October 23rd, 2020


Undersold: Trump would honor Obama's foreign deals (but make them better, of course)

Amber Phillips

By Amber Phillips

Published March 14, 2016

While the rest of the Republicans running for president vow to overturn or even tear up President Obama's most significant international agreements on their first day as president, Donald Trump has a different approach. The dealmaker-in-chief has indicated he'd actually keep those deals, but he'd also make them better.

Take two that were heavily debated in Thursday's Republican debate in Miami: The Iranian nuclear deal and the historic reopening of diplomatic relations with Cuba.

It's true that Trump hates the Iran nuclear deal. He thinks it's "maybe the worst deal I've ever seen." But while his opponent Sen. Ted Cruz, R-Texas, wants to "rip it to shreds," Trump would try to rework it.

"This is a perfect example of taking over a bad contract," he told MSNBC's "Morning Joe" a few months back. "I will find something in that contract that will be very, very well-scrutinized by us, and I think they will not be able to do it, whatever it may be."

Trump actually acknowledged in that interview that he wasn't taking the politically easy road by agreeing to keep the Iran deal intact. Just 4 percent of Republicans think the deal makes America safer, according to a Quinnipiac Poll conducted in August as the deal was being debated in Congress. He took some flak for his position in Thursday's debate, too. Cruz accused him of not understanding the gravity of Iran's leaders' death wish for America.

But Trump has said it just wouldn't be very business-like to walk away from an inked deal.

"I know it would be very popular for me to do what a couple of 'em said - 'we're gonna rip it up,' 'we're gonna rip it up,'" he went on to tell "Morning Joe." "Iran is going to be an absolute terror, and it's horrible that we have to live with it. Nevertheless, we have a contract."

And on Cuba, Trump said Thursday that he thinks 50 years of isolation between the two countries is enough. But he's wary of how Obama went about reopening diplomatic relations with the country. Trump said he'd "probably" close the U.S. Embassy in Havana for a while. But he wouldn't cut off relations with Cuba or reverse the deal like Cruz and Sen. Marco Rubio, R-Fla., would.

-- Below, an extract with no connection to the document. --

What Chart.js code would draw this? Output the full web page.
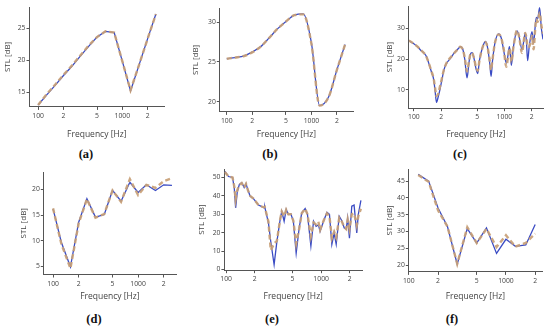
<!DOCTYPE html>
<html>
<head>
<meta charset="utf-8">
<script src="https://cdn.jsdelivr.net/npm/chart.js@4.4.1/dist/chart.umd.min.js"></script>
<style>
  html, body { margin: 0; padding: 0; background: #fff; }
  #fig { position: relative; width: 550px; height: 329px; overflow: hidden; }
  #fig canvas { position: absolute; }
  .cap { position: absolute; font: bold 12.5px "Liberation Serif", serif; color: #111; transform: translate(-50%, -50%); white-space: nowrap; }
</style>
</head>
<body>
<div id="fig"></div>
<script>
// x axis (log) ticks shared by every panel
const xTickValues = [100, 200, 500, 1000, 2000];
const xTickLabels = ["100", "2", "5", "1000", "2"];

// (a)
const freqA = [100, 125, 160, 200, 250, 315, 400, 500, 630, 800, 1000, 1250, 1600, 2000, 2500];
const blueA = [13.0, 14.5, 16.1, 17.6, 19.0, 20.6, 22.2, 23.6, 24.5, 24.3, 19.8, 15.2, 19.5, 23.4, 27.2];
const orangeA = [13.0, 14.6, 16.2, 17.7, 19.1, 20.7, 22.3, 23.6, 24.5, 24.3, 19.8, 15.3, 19.5, 23.4, 27.2];
const yTicksA = [15, 20, 25];

// (b)
const freqB = [100, 125, 160, 200, 250, 315, 400, 500, 630, 800, 1000, 1250, 1600, 2000, 2500];
const blueB = [25.4, 25.55, 25.75, 26.25, 26.9, 28.0, 29.2, 30.1, 30.9, 31.05, 27.4, 19.5, 20.6, 24.0, 27.2];
const orangeB = [25.4, 25.55, 25.75, 26.2, 26.9, 28.0, 29.2, 30.1, 30.9, 31.0, 27.3, 19.5, 20.6, 24.0, 27.2];
const yTicksB = [20, 25, 30];

// (c)
const freqC = [88, 100, 109, 120, 129, 138, 146, 156, 166, 172, 178, 186, 194, 205, 215, 230, 254, 280, 313, 325, 345, 365, 387, 405, 420, 440, 460, 485, 508, 530, 570, 617, 650, 690, 713, 740, 790, 865, 920, 980, 1052, 1100, 1136, 1165, 1194, 1260, 1381, 1450, 1568, 1630, 1700, 1750, 1806, 1880, 2019, 2103, 2180, 2254, 2330, 2450, 2560, 2670];
const blueC = [26.0, 25.0, 24.1, 22.8, 22.0, 20.8, 18.7, 16.0, 13.3, 9.5, 6.0, 7.8, 10.0, 13.5, 16.5, 18.6, 20.3, 22.0, 23.5, 24.0, 23.4, 20.0, 13.9, 18.5, 21.5, 22.1, 20.5, 17.0, 15.3, 19.5, 23.5, 25.7, 24.0, 18.5, 14.4, 19.5, 25.5, 28.2, 27.0, 23.0, 18.7, 21.5, 24.0, 21.5, 18.0, 24.0, 29.1, 27.5, 23.0, 25.5, 28.4, 26.0, 19.5, 24.0, 28.9, 25.1, 30.0, 33.5, 33.0, 36.7, 30.0, 26.4];
const orangeC = [26.0, 25.0, 24.1, 22.9, 22.0, 20.7, 18.8, 16.2, 13.5, 10.5, 8.0, 8.8, 11.0, 14.0, 16.6, 18.8, 20.5, 22.0, 23.5, 24.0, 23.3, 20.5, 16.0, 19.0, 21.5, 22.0, 20.5, 17.5, 16.2, 19.5, 23.5, 25.5, 24.0, 19.5, 16.5, 20.0, 25.5, 28.0, 27.0, 23.5, 17.5, 21.0, 23.5, 22.0, 19.0, 24.0, 29.3, 27.5, 22.0, 25.5, 28.5, 27.0, 24.0, 24.0, 27.5, 23.2, 29.0, 33.0, 32.0, 35.0, 31.0, 28.3];
const yTicksC = [10, 20, 30];

// (d)
const freqD = [100, 125, 160, 200, 250, 315, 400, 500, 630, 800, 1000, 1250, 1600, 2000, 2500];
const blueD = [16.2, 9.7, 4.9, 13.6, 18.2, 14.6, 15.1, 19.8, 17.7, 21.4, 19.4, 20.9, 19.8, 20.9, 20.8];
const orangeD = [16.3, 9.4, 4.6, 13.4, 18.1, 14.5, 15.2, 19.8, 17.6, 22.0, 18.9, 20.9, 20.3, 21.6, 22.2];
const yTicksD = [5, 10, 15, 20];

// (e)
const freqE = [97, 106, 117, 122, 126, 131, 138, 146, 155, 162, 170, 179, 194, 219, 238, 251, 255, 279, 295, 320, 342, 370, 385, 408, 429, 452, 480, 510, 546, 587, 625, 679, 718, 780, 832, 885, 935, 975, 1060, 1150, 1223, 1296, 1370, 1440, 1550, 1650, 1750, 1835, 1900, 1985, 2100, 2220, 2370, 2460, 2620];
const blueE = [53.3, 50.5, 50.0, 44.0, 33.5, 42.0, 46.3, 47.2, 44.5, 46.7, 43.0, 39.9, 38.5, 35.0, 34.2, 33.5, 34.0, 25.3, 15.2, 2.7, 15.0, 27.0, 31.6, 26.2, 32.6, 29.9, 30.2, 26.2, 8.8, 22.5, 30.8, 33.1, 29.9, 12.8, 26.2, 23.4, 24.2, 20.7, 26.2, 31.0, 29.9, 13.7, 19.8, 13.7, 28.9, 26.5, 22.5, 22.0, 28.0, 17.0, 34.4, 35.0, 19.8, 29.9, 37.5];
const orangeE = [53.0, 50.5, 50.0, 45.0, 38.0, 43.0, 46.0, 47.0, 44.5, 46.5, 43.0, 40.0, 38.5, 35.0, 34.2, 33.8, 34.0, 26.0, 10.5, 14.0, 15.5, 27.0, 31.5, 29.0, 32.5, 30.0, 30.0, 26.5, 14.0, 22.0, 30.5, 33.0, 30.0, 18.0, 25.5, 24.5, 26.0, 21.5, 26.5, 30.5, 29.0, 17.0, 20.5, 17.5, 28.0, 26.0, 23.0, 22.0, 27.0, 22.0, 30.0, 30.5, 24.0, 29.0, 33.0];
const yTicksE = [0, 10, 20, 30, 40, 50];

// (f)
const freqF = [125, 160, 200, 250, 315, 400, 500, 630, 800, 1000, 1250, 1600, 2000];
const blueF = [47.0, 45.0, 37.0, 31.5, 20.3, 30.9, 26.6, 31.1, 23.5, 27.7, 25.6, 26.0, 32.1];
const orangeF = [46.8, 44.8, 36.3, 31.5, 20.4, 31.3, 26.6, 30.8, 25.4, 28.9, 25.5, 26.6, 29.4];
const yTicksF = [20, 25, 30, 35, 40, 45];

const blueColor = "#3b4cc4";
const orangeColor = "rgba(200,160,118,0.92)";
const axisColor = "#555";
const tickFont = { family: "Open Sans", size: 6.8 };
const xTitleFont = { family: "Open Sans", size: 8.5 };
const yTitleFont = { family: "Open Sans", size: 8 };

// plot-area geometry of each panel, in page pixels
const panels = [
  { cap: "(a)", capX: 86, capY: 154, L: 29, T: 7, R: 163, B: 107, yTitleX: 7.3, xTitleY: 135, xMin: 79, xMax: 3120, yMin: 12.7, yMax: 28.3, f: freqA, blue: blueA, orange: orangeA, yTicks: yTicksA, smooth: false },
  { cap: "(b)", capX: 270, capY: 154, L: 220, T: 8, R: 353, B: 112, yTitleX: 196, xTitleY: 135, xMin: 82.7, xMax: 3100, yMin: 18.7, yMax: 31.8, f: freqB, blue: blueB, orange: orangeB, yTicks: yTicksB, smooth: true },
  { cap: "(c)", capX: 460, capY: 154, L: 408.3, T: 6, R: 542.7, B: 108.3, yTitleX: 389.3, xTitleY: 135, xMin: 88, xMax: 2670, yMin: 4.1, yMax: 37.2, f: freqC, blue: blueC, orange: orangeC, yTicks: yTicksC, smooth: true },
  { cap: "(d)", capX: 94, capY: 319, L: 43.3, T: 171.7, R: 175, B: 274.3, yTitleX: 23.3, xTitleY: 296.7, xMin: 77.8, xMax: 2790, yMin: 3.4, yMax: 23.4, f: freqD, blue: blueD, orange: orangeD, yTicks: yTicksD, smooth: false },
  { cap: "(e)", capX: 272, capY: 319, L: 224.3, T: 169, R: 362, B: 270, yTitleX: 201.7, xTitleY: 296.7, xMin: 96, xMax: 2690, yMin: -0.4, yMax: 54.6, f: freqE, blue: blueE, orange: orangeE, yTicks: yTicksE, smooth: false },
  { cap: "(f)", capX: 452, capY: 319, L: 408.3, T: 169, R: 541.7, B: 271.7, yTitleX: 389.3, xTitleY: 296.7, xMin: 100, xMax: 2350, yMin: 18.0, yMax: 48.6, f: freqF, blue: blueF, orange: orangeF, yTicks: yTicksF, smooth: false },
];

const fig = document.getElementById("fig");
const padTop = 6, padRight = 7;

panels.forEach((p) => {
  const lhY = yTitleFont.size * 1.2, lhX = xTitleFont.size * 1.2;
  const left = p.yTitleX - lhY / 2;
  const top = p.T - padTop;
  const right = p.R + padRight;
  const bottom = p.xTitleY + lhX / 2;
  const yw = p.L - left, xh = bottom - p.B;

  const canvas = document.createElement("canvas");
  canvas.width = Math.round(right - left);
  canvas.height = Math.round(bottom - top);
  canvas.style.left = left + "px";
  canvas.style.top = top + "px";
  fig.appendChild(canvas);

  const cap = document.createElement("div");
  cap.className = "cap";
  cap.textContent = p.cap;
  cap.style.left = p.capX + "px";
  cap.style.top = p.capY + "px";
  fig.appendChild(cap);

  const line = {
    tension: 0,
    cubicInterpolationMode: p.smooth ? "monotone" : "default",
    pointRadius: 0,
  };

  new Chart(canvas, {
    type: "line",
    data: {
      datasets: [
        {
          label: "measured",
          data: p.f.map((f, i) => ({ x: f, y: p.blue[i] })),
          borderColor: blueColor,
          borderWidth: 1.3,
          order: 2,
          ...line,
        },
        {
          label: "model",
          data: p.f.map((f, i) => ({ x: f, y: p.orange[i] })),
          borderColor: orangeColor,
          borderWidth: 2.4,
          borderDash: [5, 3],
          order: 1,
          ...line,
        },
      ],
    },
    options: {
      responsive: false,
      animation: false,
      devicePixelRatio: 1,
      layout: { padding: { top: padTop, right: padRight, left: 0, bottom: 0 } },
      plugins: { legend: { display: false }, tooltip: { enabled: false } },
      scales: {
        x: {
          type: "logarithmic",
          min: p.xMin,
          max: p.xMax,
          afterBuildTicks: (axis) => {
            axis.ticks = xTickValues.filter((v) => v >= axis.min && v <= axis.max).map((v) => ({ value: v }));
          },
          afterFit: (axis) => { axis.height = xh; },
          ticks: {
            autoSkip: false,
            maxRotation: 0,
            padding: 2,
            color: "#444",
            font: tickFont,
            callback: (v) => xTickLabels[xTickValues.indexOf(v)],
          },
          grid: { drawOnChartArea: false, drawTicks: true, tickLength: 3, color: axisColor },
          border: { display: true, color: axisColor, width: 1 },
          title: { display: true, text: "Frequency [Hz]", color: "#444", font: xTitleFont, padding: 0 },
        },
        y: {
          type: "linear",
          min: p.yMin,
          max: p.yMax,
          afterBuildTicks: (axis) => {
            axis.ticks = p.yTicks.map((v) => ({ value: v }));
          },
          afterFit: (axis) => { axis.width = yw; },
          ticks: { padding: 1, color: "#444", font: tickFont },
          grid: { drawOnChartArea: false, drawTicks: true, tickLength: 3, color: axisColor },
          border: { display: true, color: axisColor, width: 1 },
          title: { display: true, text: "STL [dB]", color: "#444", font: yTitleFont, padding: 0 },
        },
      },
    },
  });
});
</script>
</body>
</html>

Instead, Trump would - you guessed it - try to ink a better deal.

"So I don't agree with President Obama, I do agree something should be - should take place," Trump said. "After 50 years, it's enough time, folks. But we have to make a good deal and we have to get rid of all the litigation that's going to happen.

"What I want is I want a much better deal to be made, because right now Cuba is making - as usual with our country, we don't make good deal. We don't have our right people negotiating; we have people that don't have a clue."

Politically, Trump's unwillingness to reverse Obama's international negotiations may not make much sense. Why signal you'd continue the policies of a president who's massively unpopular with the voters you're courting?

But for Trump, it makes sense. For one, voters seem to like his business background, so mentioning all the deal-making he'd do as president is a good way for him to talk that up. But Trump also indicated in that "Morning Joe" interview that improving upon deals is what he's good at.

"I have all my life - I love to buy bad contracts where . . . people go bust, and I make those contracts good," he said. "I buy buildings with horrible mortgages and I straighten out the mortgages, and I go after the banks, and I do lots of things."

In other words, taking a bad deal and making it great again worked for Trump in real estate. So why not do it as president?